What information do you consider essential? I use Daily Racing Program, because it has pace figures. John Walsh (director of simulcasting at Hawthorne) printed out the Friday past performances for me before I left, and I did the work on the plane going out there. He helped me download the Saturday PP’s for Daily Racing Program, but I got such a late start that I ended up with a lot of optional plays late in the day, and it turned out that helped a lot. If I had fired with my optional plays earlier, I could have lost. I’ve been reading the Racing Form since I was in grade school. I’m not a sheet player. I don’t have a computer program. I just feel comfortable with my own handicapping.

Do you use speed figures or rely on trip notes? I have a friend who does figs for Chicago, and I do trip notes, and we share information. I have faith in his figs, and he has faith in my trips. But we just stick to Chicago.

How often do you go to the track? Every day. I love Chicago – Hawthorne and Arlington. I live closer to Hawthorne, but both are within a half-hour’s drive for me. There might be an occasion where something keeps me from the track, like doing stuff with my daughter, or we’re on vacation, but normally, day-in and day-out, I’m there live.

What was the first track you attended? Probably Sportsman’s Park, which was the best track. Unfortunately, it’s gone.

Why was it the best track? It was a bullring, so the horses were right on top of you. I started going there when I was about 8 years old. My father went all the time, and my grandfather, too. My dad liked to go to the track, and I liked to go with him.

So you’ve been a fan about as long as you can remember? I missed the first week of fifth grade because I hit a $3,000 trifecta at Detroit. I was up there with my dad. At my eighth grade graduation, the principal saw me and said, “You’re here? The track’s open. I thought you’d be at the track.” It was common practice for me to leave school at lunch and not come back, because I would go to the track.

Who were your influences as a handicapper? My dad always bet favorites over value, so I had to overcome that mindset. I just learned from other people at the track. In this game, you’re always learning. And if you don’t work, you pay the price.

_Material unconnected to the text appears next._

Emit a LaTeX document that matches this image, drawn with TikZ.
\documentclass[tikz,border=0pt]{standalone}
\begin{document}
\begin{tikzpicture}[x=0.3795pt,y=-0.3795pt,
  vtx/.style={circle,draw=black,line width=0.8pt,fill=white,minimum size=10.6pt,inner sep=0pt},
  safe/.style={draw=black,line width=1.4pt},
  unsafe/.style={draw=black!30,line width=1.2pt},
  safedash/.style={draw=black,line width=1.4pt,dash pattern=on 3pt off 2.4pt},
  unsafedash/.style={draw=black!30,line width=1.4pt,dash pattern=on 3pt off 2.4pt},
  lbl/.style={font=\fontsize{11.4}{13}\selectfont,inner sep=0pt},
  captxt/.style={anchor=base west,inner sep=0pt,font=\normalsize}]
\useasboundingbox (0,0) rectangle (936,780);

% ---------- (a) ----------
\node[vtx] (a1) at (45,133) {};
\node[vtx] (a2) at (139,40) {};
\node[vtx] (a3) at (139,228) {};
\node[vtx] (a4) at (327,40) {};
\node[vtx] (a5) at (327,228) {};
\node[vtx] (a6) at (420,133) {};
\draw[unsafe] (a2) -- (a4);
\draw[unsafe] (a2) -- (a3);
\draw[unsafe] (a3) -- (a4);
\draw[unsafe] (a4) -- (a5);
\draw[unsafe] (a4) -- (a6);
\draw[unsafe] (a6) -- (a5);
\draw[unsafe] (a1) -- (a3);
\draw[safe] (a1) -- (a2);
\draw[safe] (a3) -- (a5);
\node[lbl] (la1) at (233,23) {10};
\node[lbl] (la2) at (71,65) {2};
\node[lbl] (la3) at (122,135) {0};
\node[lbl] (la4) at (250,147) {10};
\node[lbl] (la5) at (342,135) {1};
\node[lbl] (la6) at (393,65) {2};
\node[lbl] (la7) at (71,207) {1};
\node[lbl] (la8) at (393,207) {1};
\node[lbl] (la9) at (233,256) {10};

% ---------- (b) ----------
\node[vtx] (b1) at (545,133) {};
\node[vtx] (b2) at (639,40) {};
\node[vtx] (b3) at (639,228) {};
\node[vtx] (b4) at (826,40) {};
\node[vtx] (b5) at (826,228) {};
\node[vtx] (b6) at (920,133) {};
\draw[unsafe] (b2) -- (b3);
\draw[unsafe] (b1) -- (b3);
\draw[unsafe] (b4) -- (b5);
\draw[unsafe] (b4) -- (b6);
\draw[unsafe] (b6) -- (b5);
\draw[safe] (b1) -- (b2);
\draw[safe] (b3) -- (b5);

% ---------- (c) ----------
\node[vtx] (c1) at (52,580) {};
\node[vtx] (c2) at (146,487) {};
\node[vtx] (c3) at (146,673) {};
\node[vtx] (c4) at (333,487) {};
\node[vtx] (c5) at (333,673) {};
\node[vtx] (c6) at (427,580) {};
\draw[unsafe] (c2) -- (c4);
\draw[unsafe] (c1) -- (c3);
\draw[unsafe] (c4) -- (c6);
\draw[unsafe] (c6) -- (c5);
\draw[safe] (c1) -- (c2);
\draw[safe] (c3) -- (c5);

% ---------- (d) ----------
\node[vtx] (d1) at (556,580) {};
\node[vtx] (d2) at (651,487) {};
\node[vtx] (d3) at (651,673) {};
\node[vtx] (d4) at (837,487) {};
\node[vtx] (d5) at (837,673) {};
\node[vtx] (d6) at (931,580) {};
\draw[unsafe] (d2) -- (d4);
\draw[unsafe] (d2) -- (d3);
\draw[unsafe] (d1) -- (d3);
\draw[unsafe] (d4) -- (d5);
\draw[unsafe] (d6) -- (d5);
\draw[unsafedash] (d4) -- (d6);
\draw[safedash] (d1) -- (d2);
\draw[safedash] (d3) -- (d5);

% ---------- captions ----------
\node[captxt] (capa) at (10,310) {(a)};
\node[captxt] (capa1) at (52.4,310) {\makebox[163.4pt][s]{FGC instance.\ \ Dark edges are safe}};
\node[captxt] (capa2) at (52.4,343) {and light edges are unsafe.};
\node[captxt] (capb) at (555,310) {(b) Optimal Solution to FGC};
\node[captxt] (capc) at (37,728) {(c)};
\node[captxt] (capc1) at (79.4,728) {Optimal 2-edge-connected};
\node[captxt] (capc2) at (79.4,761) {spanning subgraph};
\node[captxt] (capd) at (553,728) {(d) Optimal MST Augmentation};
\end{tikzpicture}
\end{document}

Who is your favorite horse of all-time? Cigar. Being a trip guy, I never thought he got enough recognition for the trips he had. Every race, they’d just put him in the middle of the track, like they were saying, “We don’t care how many lengths we have to give up.” He was an amazing horse.

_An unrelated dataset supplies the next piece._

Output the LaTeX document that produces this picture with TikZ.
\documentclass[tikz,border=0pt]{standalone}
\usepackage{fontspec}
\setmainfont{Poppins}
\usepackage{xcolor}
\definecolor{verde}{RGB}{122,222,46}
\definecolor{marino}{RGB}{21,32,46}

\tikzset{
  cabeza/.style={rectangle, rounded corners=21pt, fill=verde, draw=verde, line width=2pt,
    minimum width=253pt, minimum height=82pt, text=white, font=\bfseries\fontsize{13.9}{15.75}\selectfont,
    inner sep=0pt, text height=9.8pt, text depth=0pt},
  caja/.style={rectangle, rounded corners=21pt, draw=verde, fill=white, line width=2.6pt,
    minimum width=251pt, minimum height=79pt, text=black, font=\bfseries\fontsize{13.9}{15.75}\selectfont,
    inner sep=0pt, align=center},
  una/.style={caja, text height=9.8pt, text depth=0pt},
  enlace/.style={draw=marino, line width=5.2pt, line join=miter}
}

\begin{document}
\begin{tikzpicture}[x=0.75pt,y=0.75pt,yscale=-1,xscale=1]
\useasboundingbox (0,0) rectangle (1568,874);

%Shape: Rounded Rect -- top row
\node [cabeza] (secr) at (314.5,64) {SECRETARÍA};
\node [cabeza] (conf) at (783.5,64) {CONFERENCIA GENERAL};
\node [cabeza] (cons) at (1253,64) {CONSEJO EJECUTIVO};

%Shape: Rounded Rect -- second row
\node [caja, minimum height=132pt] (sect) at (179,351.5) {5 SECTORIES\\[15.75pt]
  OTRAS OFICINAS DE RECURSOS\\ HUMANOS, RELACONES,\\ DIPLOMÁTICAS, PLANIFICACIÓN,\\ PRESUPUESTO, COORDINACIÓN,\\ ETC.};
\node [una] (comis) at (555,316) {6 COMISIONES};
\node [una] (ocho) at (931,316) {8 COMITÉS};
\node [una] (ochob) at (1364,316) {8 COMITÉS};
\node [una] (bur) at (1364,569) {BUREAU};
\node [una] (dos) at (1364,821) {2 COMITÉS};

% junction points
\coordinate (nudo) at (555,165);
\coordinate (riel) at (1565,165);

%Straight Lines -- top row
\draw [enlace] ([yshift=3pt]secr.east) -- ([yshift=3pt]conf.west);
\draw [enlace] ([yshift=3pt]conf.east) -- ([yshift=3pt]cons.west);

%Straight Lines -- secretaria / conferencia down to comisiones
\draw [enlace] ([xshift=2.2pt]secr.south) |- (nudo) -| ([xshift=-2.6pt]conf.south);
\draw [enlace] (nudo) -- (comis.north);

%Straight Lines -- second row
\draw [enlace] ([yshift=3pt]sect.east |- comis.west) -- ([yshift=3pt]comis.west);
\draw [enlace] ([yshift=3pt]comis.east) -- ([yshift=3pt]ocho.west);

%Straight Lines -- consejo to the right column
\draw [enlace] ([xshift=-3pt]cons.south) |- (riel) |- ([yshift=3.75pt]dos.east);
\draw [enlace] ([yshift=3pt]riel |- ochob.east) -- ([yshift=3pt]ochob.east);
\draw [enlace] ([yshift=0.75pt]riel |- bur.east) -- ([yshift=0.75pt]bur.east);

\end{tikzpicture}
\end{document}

Favorite jockey? Growing up, William Gavidia. I remember him signing a program for me on a horse I won a bet on named Taxi Driver. I don’t get too attached to jockeys now. You really can’t as a gambler.

Will having won all this money change how often you go to the track? No. That’s what I do. I know it’s a lot of money, but after taxes, it’s not enough to retire on. I still have a daughter I have to raise. I love my job. I like getting up and having a challenge every day. I was never really good at taking orders. When I come home, win or lose, I only have myself to blame.

How much time do you put in to your work each day? An average day is 12 hours. It’s not a four- or five-hour day at all. You’ve got to stay disciplined and keep working.

The report I got on you was that you weren’t very talkative, but those PP’s are incorrect: I’m not really comfortable doing this. I enjoy gambling. I enjoy my work. A lot of people at the track like to talk, but it’s not a social event for me. I think some people at the track think I think I’m above them, but that’s not it at all. I’m there to work. I really don’t like talking about myself. But I guess you couldn’t tell from this conversation.

Have you found a societal stigma to being a horseplayer, as opposed to playing the stock market, which, if you ask me, is far more ripe for chicanery? It’s a shame horseplayers get looked down on, like we’re the equivalent of drug dealers. We’re not doing anything illegal. I remember in high school going out with a girl, and when her parents found out I was into the racetrack, they were like, “He goes where?” If I played the stock market, people would say, “Oh, you have a great job.” That’s accepted. To the general public, horse playing is not accepted, and that’s too bad. I haven’t lived high on the hog, but I’ve kept a roof over my head and always been able to pay bills.